* Aim of the exercise:
Print nothing but the lines from the start of the listing below through the line that contains "plt.rcParams['font.family'] = ['Liberation". Do not include the pictures.

=== Dataset content ===

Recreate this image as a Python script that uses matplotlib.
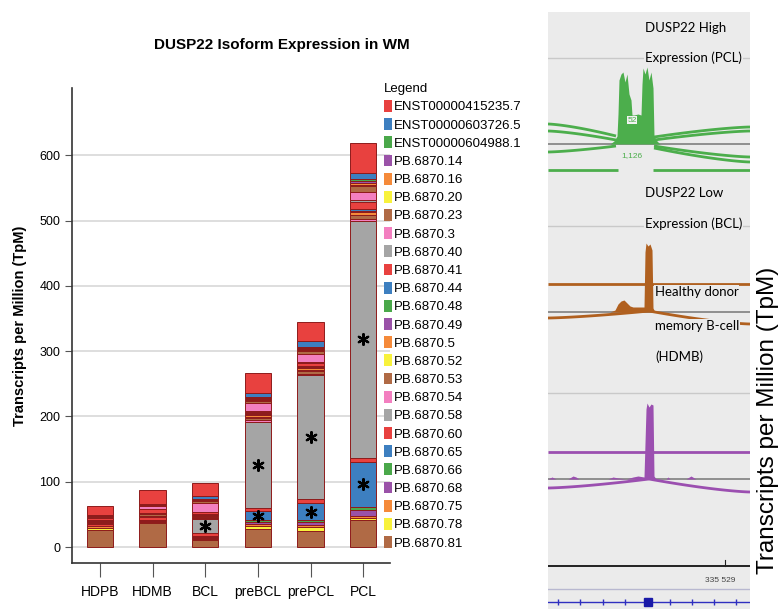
import numpy as np
import matplotlib
matplotlib.use("Agg")
import matplotlib.pyplot as plt
from matplotlib.patches import Patch

plt.rcParams['font.family'] = ['Liberation Sans', 'DejaVu Sans']

# ---- stacked bar data (TpM), legend order = top of stack first
groups = ['HDPB', 'HDMB', 'BCL', 'preBCL', 'prePCL', 'PCL']
isoforms = ['ENST00000415235.7', 'ENST00000603726.5', 'ENST00000604988.1',
            'PB.6870.14', 'PB.6870.16', 'PB.6870.20', 'PB.6870.23', 'PB.6870.3',
            'PB.6870.40', 'PB.6870.41', 'PB.6870.44', 'PB.6870.48', 'PB.6870.49',
            'PB.6870.5', 'PB.6870.52', 'PB.6870.53', 'PB.6870.54', 'PB.6870.58',
            'PB.6870.60', 'PB.6870.65', 'PB.6870.66', 'PB.6870.68', 'PB.6870.75',
            'PB.6870.78', 'PB.6870.81']
# one row per isoform, columns follow groups
tpm = [
    [15, 22, 20, 31, 29, 46],      # ENST00000415235.7
    [0.3, 0.5, 5, 7, 8, 10],       # ENST00000603726.5
    [0.2, 0.3, 0.5, 1, 2, 3],      # ENST00000604988.1
    [0.3, 0.3, 1.5, 1, 2, 3],      # PB.6870.14
    [0.5, 1, 1, 2, 2, 3],          # PB.6870.16
    [0.3, 0.3, 0.5, 1, 1, 1],      # PB.6870.20
    [1, 1, 3, 3, 5, 9],            # PB.6870.23
    [1, 4, 13, 13, 11, 12],        # PB.6870.3
    [0.5, 0.5, 1, 1, 2, 3],        # PB.6870.40
    [3, 5, 3, 2, 5, 12],           # PB.6870.41
    [0.3, 0.5, 0.5, 1, 1, 2],      # PB.6870.44
    [0.3, 0.3, 0.5, 1, 1, 1],      # PB.6870.48
    [0.3, 0.3, 0.5, 1, 1, 1],      # PB.6870.49
    [0.5, 1, 1.5, 3, 3, 4],        # PB.6870.5
    [0.5, 0.5, 0.5, 1, 1, 1],      # PB.6870.52
    [1, 2, 2, 4, 5, 6],            # PB.6870.53
    [2, 1, 1, 2, 2, 2],            # PB.6870.54
    [0.5, 0.5, 22, 132, 190, 364], # PB.6870.58
    [3, 5, 5, 5, 6, 6],            # PB.6870.60
    [0.5, 0.5, 1, 14, 26, 68],     # PB.6870.65
    [0.3, 0.3, 0.5, 2, 3, 6],      # PB.6870.66
    [0.5, 0.3, 1, 4, 5, 8],        # PB.6870.68
    [2, 2, 2, 3, 3, 3],            # PB.6870.75
    [3, 1.5, 1, 5, 5, 4],          # PB.6870.78
    [26.5, 37, 11, 27, 25, 41],    # PB.6870.81
]
# significance stars: (group, isoform)
starred = [('BCL', 'PB.6870.58'), ('preBCL', 'PB.6870.58'), ('preBCL', 'PB.6870.65'),
           ('prePCL', 'PB.6870.58'), ('prePCL', 'PB.6870.65'),
           ('PCL', 'PB.6870.58'), ('PCL', 'PB.6870.65')]

palette = ['#e8413f', '#3d7fc0', '#4aa84a', '#9a52a8', '#f58a3a',
           '#f8f23c', '#b06a45', '#f37fc0', '#a5a5a5']

# ---- genome browser (sashimi) panel data, x = position across window
pcl_x = [62, 66, 69, 70, 71, 73, 75, 77, 79, 81, 83, 84, 86, 90, 93, 94, 95, 97, 99, 101, 103, 105, 106, 109, 112]
pcl_h = [0, 3, 8, 30, 64, 70, 72, 62, 70, 50, 44, 29, 29, 30, 29, 60, 76, 70, 77, 64, 72, 56, 8, 3, 0]
bcl_x = [62, 67, 70, 73, 76, 79, 82, 85, 90, 96, 97, 98, 100, 102, 104, 105, 107]
bcl_h = [0, 2, 8, 11, 12, 9, 6, 5, 5, 5, 60, 69, 66, 68, 62, 4, 0]
hdmb_x = [0, 4, 6, 8, 20, 25, 28, 31, 60, 65, 70, 78, 85, 90, 96, 98, 99, 101, 103, 105, 106, 108,
          118, 120, 122, 138, 143, 148, 202]
hdmb_h = [0, 2, 1, 0, 0, 3, 2, 0, 0, 2, 1, 0, 2, 3, 2, 70, 76, 72, 75, 74, 3, 0,
          0, 2, 0, 0, 3, 0, 0]
# junction arcs (x0, y0, x1, y1) in panel units
pcl_arcs = [(0, 124, 68, 136), (0, 131, 68, 140), (106, 137, 202, 127), (106, 140, 202, 131),
            (0, 152, 68, 146), (106, 146, 202, 157), (106, 148, 202, 162),
            (0, 170, 70, 170), (105, 170, 202, 170)]
bcl_arcs = [(0, 284, 202, 284), (0, 318, 101, 311), (101, 311, 202, 324)]
hdmb_arcs = [(0, 452, 202, 452), (0, 488, 101, 479), (101, 479, 202, 492)]
gene_ticks = [10, 32, 55, 77, 122, 144, 166, 188]
exon_pos = 100

fig = plt.figure(figsize=(7.83, 6.09), dpi=100)

# ---------------- left: stacked bars
ax = fig.add_axes([72/783, 1 - 563/609, 318/783, 475/609])
x = np.arange(len(groups))
vals = np.array(tpm, dtype=float)
bottom = np.zeros(len(groups))
seg_bottom = {}
for i in range(len(isoforms) - 1, -1, -1):
    ax.bar(x, vals[i], 0.5, bottom=bottom, color=palette[i % len(palette)],
           edgecolor='#8e1b1b', linewidth=0.7, zorder=3)
    seg_bottom[isoforms[i]] = bottom.copy()
    bottom = bottom + vals[i]

for g, iso in starred:
    gi = groups.index(g)
    ii = isoforms.index(iso)
    yc = seg_bottom[iso][gi] + vals[ii][gi] / 2
    ax.scatter(x[gi], yc, marker=(6, 2, 0), s=60, color='black', linewidths=1.6, zorder=5)

ax.set_xlim(-0.53, 5.51)
ax.set_ylim(-24.5, 703)
ax.set_yticks(range(0, 700, 100))
ax.set_xticks(x)
ax.set_xticklabels(groups, fontsize=10)
ax.tick_params(axis='y', labelsize=9, length=5, color='#555555')
ax.tick_params(axis='x', length=10, color='#555555', pad=6)
ax.grid(axis='y', color='#d8d8d8', linewidth=1.2, zorder=0)
ax.spines['top'].set_visible(False)
ax.spines['right'].set_visible(False)
ax.spines['left'].set_color('#333333')
ax.spines['bottom'].set_color('#333333')
ax.spines['left'].set_linewidth(1.2)
ax.spines['bottom'].set_linewidth(1.2)
ax.set_ylabel('Transcripts per Million (TpM)', fontsize=10.5, fontweight='bold', labelpad=9)

fig.text(282/783, 1 - 45/609, 'DUSP22 Isoform Expression in WM', fontsize=11,
         fontweight='bold', ha='center', va='center')

handles = [Patch(facecolor=palette[i % len(palette)], edgecolor='none') for i in range(len(isoforms))]
leg = fig.legend(handles, isoforms, loc='upper left', bbox_to_anchor=(379/783, 1 - 78/609),
                 title='Legend', frameon=False, fontsize=9.5, title_fontsize=9.5,
                 handlelength=0.55, handleheight=1.0, handletextpad=0.15,
                 labelspacing=0.36, borderaxespad=0)
leg._legend_box.align = 'left'

# ---------------- right: browser panel
bx = fig.add_axes([548/783, 0, 202/783, 597/609])
bx.set_facecolor('#ebebeb')
bx.set_xlim(0, 202)
bx.set_ylim(609, 12)
bx.set_xticks([])
bx.set_yticks([])
for s in bx.spines.values():
    s.set_visible(False)

def arc(x0, y0, x1, y1, color):
    t = np.linspace(0, 1, 40)
    xs = x0 + (x1 - x0) * t
    ys = y0 + (y1 - y0) * (t ** 1.4 if x0 == 0 else 1 - (1 - t) ** 1.4)
    bx.plot(xs, ys, color=color, lw=2.0, solid_capstyle='butt', zorder=3)

tracks = [
    (pcl_x, pcl_h, 144, '#4cae4c', pcl_arcs),
    (bcl_x, bcl_h, 312, '#b0601f', bcl_arcs),
    (hdmb_x, hdmb_h, 479, '#9b4fb0', hdmb_arcs),
]
for sep in [58, 226, 393]:
    bx.axhline(sep, color='#c9c9c9', lw=1, zorder=1)
for tx, th, base, col, arcs in tracks:
    bx.axhline(base, color='#808080', lw=1.2, zorder=2)
    bx.fill_between(tx, base, base - np.array(th), color=col, lw=0, zorder=4)
    for a in arcs:
        arc(*a, col)

bx.text(84, 120, '52', fontsize=6, color='#4cae4c', ha='center', va='center', zorder=5,
        bbox=dict(facecolor='#f2f2f2', edgecolor='none', pad=0.3))
bx.text(84, 156, '1,126', fontsize=6, color='#4cae4c', ha='center', va='center', zorder=5)

lab_kw = dict(fontsize=9.5, family=['Lato', 'DejaVu Sans'], color='black', va='center', zorder=6,
              bbox=dict(facecolor='#ebebeb', edgecolor='none', pad=0.5))
bx.text(97, 28, 'DUSP22 High', **lab_kw)
bx.text(97, 58, 'Expression (PCL)', **lab_kw)
bx.text(97, 193, 'DUSP22 Low', **lab_kw)
bx.text(97, 224, 'Expression (BCL)', **lab_kw)
bx.text(107, 292, 'Healthy donor', **lab_kw)
bx.text(107, 326, 'memory B-cell', **lab_kw)
bx.text(107, 357, '(HDMB)', **lab_kw)

bx.axhline(566, color='#222222', lw=1.4, zorder=2)
bx.plot([177, 177], [560, 566], color='#222222', lw=0.8)
bx.text(172, 580, '335 529', fontsize=6, color='#444444', ha='center', va='center')
bx.axhline(589, color='#b8b8d0', lw=1)
bx.axhline(602, color='#3030c0', lw=1)
bx.plot(gene_ticks, [602] * len(gene_ticks), ls='none', marker='|', ms=4, color='#3030c0')
bx.plot([exon_pos], [602], marker='s', ms=6, color='#1a1aa8')

fig.text(768/783, 1 - 420/609, 'Transcripts per Million (TpM)', rotation=90, fontsize=17.5,
         ha='center', va='center')

fig.savefig('out.png', dpi=100)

===

* Exercise response:
Recreate this image as a Python script that uses matplotlib.
import numpy as np
import matplotlib
matplotlib.use("Agg")
import matplotlib.pyplot as plt
from matplotlib.patches import Patch

plt.rcParams['font.family'] = ['Liberation Sans', 'DejaVu Sans']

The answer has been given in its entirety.